Aspen is the sort of ski town where people come for the mountain and stay for the lifestyle. By day three you'll notice that the gung-ho skiers that rode up with you on the Silver Queen Gondola to the summit of Ajax are now sunbathing in rows of deck chairs facing the mighty snow-capped peaks of the Maroon Bells.
Or start your ski day by joining one of the residents who don shorts for the daily (grueling) hike from the resort base to the summit; they wear hiking boots and walk on the edge of a groomed run.
At the top, join a naturalist-led snowshoe hike, scheduled twice a day. Or explore the valley below on a guided snowmobile tour; check starting times with local outfitters. Once again, layer up for a two-man paraglide launch off the top of Ajax; the pilot controls the glide — you are the passenger.
Window shopping is a must in this town, at least if you expect to say you've been here.

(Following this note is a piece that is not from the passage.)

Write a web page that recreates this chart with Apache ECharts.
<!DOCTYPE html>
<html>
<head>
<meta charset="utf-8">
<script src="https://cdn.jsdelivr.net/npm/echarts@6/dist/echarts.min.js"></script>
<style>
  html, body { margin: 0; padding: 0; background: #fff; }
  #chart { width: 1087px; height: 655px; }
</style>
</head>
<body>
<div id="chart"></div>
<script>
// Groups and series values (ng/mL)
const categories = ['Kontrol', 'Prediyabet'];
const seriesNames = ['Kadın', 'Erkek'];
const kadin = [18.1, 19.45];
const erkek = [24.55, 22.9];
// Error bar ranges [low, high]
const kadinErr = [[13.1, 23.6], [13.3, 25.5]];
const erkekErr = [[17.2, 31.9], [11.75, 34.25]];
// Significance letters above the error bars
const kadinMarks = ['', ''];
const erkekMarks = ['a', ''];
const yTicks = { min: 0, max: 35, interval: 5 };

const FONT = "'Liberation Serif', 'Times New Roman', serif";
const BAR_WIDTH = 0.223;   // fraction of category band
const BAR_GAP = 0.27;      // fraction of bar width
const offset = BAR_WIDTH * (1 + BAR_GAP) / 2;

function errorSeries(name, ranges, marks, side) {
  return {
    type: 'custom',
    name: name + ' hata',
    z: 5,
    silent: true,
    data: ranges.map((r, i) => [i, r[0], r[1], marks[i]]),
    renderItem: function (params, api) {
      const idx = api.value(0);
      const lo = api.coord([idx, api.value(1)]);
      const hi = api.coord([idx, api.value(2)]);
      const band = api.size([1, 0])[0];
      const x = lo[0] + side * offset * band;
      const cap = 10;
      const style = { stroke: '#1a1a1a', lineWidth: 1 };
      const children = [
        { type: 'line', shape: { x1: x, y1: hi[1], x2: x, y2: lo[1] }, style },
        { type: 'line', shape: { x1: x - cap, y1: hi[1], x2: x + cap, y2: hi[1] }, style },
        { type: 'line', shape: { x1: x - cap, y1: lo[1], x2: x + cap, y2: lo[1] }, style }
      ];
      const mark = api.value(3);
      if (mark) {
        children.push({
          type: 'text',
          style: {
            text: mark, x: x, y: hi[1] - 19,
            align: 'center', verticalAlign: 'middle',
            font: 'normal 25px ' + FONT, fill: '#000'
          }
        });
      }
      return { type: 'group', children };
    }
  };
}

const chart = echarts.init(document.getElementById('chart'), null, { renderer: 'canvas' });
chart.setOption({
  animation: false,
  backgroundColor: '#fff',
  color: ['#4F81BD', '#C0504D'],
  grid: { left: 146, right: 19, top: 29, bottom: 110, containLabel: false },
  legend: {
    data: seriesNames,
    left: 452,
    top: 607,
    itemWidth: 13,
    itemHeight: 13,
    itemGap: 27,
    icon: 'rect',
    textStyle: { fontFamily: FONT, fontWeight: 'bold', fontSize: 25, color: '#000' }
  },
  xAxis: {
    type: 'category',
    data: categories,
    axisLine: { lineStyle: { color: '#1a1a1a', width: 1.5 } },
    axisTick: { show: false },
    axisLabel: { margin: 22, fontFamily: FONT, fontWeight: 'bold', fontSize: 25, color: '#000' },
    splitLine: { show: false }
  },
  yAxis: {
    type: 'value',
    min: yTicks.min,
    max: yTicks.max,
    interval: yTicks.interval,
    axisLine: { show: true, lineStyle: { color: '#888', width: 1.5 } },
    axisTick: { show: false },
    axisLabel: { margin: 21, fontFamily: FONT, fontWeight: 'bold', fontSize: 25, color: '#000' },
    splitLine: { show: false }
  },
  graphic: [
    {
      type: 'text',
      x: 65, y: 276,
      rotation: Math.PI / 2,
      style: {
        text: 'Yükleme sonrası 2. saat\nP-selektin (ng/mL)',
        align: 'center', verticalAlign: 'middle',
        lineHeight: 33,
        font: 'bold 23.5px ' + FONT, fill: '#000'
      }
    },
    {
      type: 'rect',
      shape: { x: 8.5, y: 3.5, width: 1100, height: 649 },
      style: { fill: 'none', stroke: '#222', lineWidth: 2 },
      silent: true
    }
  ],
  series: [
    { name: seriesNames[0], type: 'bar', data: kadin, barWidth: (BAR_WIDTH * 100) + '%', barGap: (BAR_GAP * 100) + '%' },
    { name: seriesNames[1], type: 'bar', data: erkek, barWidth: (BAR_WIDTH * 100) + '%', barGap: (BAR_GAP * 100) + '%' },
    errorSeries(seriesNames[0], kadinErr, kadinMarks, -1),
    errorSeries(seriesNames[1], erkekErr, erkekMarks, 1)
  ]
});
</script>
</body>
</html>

At sunset, find a tapas bar then stay for dinner.
IF YOU GO:
Ski resorts offer some non-ski activities on site. Others, like horse-drawn sleigh rides, log cabin dinners, snowmobiling and fly fishing, may be provided by local outfitters or concessionaires. Advance reservations are advised and fees are separate.
Remember to dress warmly. Skiers stay warm because they're always moving. But snowmobilers, parasailors, fishermen and sleigh riders need a lot more layering. All ski resort websites list additional on and off-the-snow activities with details and contact information. Convention & Visitors' Bureaus also keep lists of recreation, entertainment, lodging and restaurants.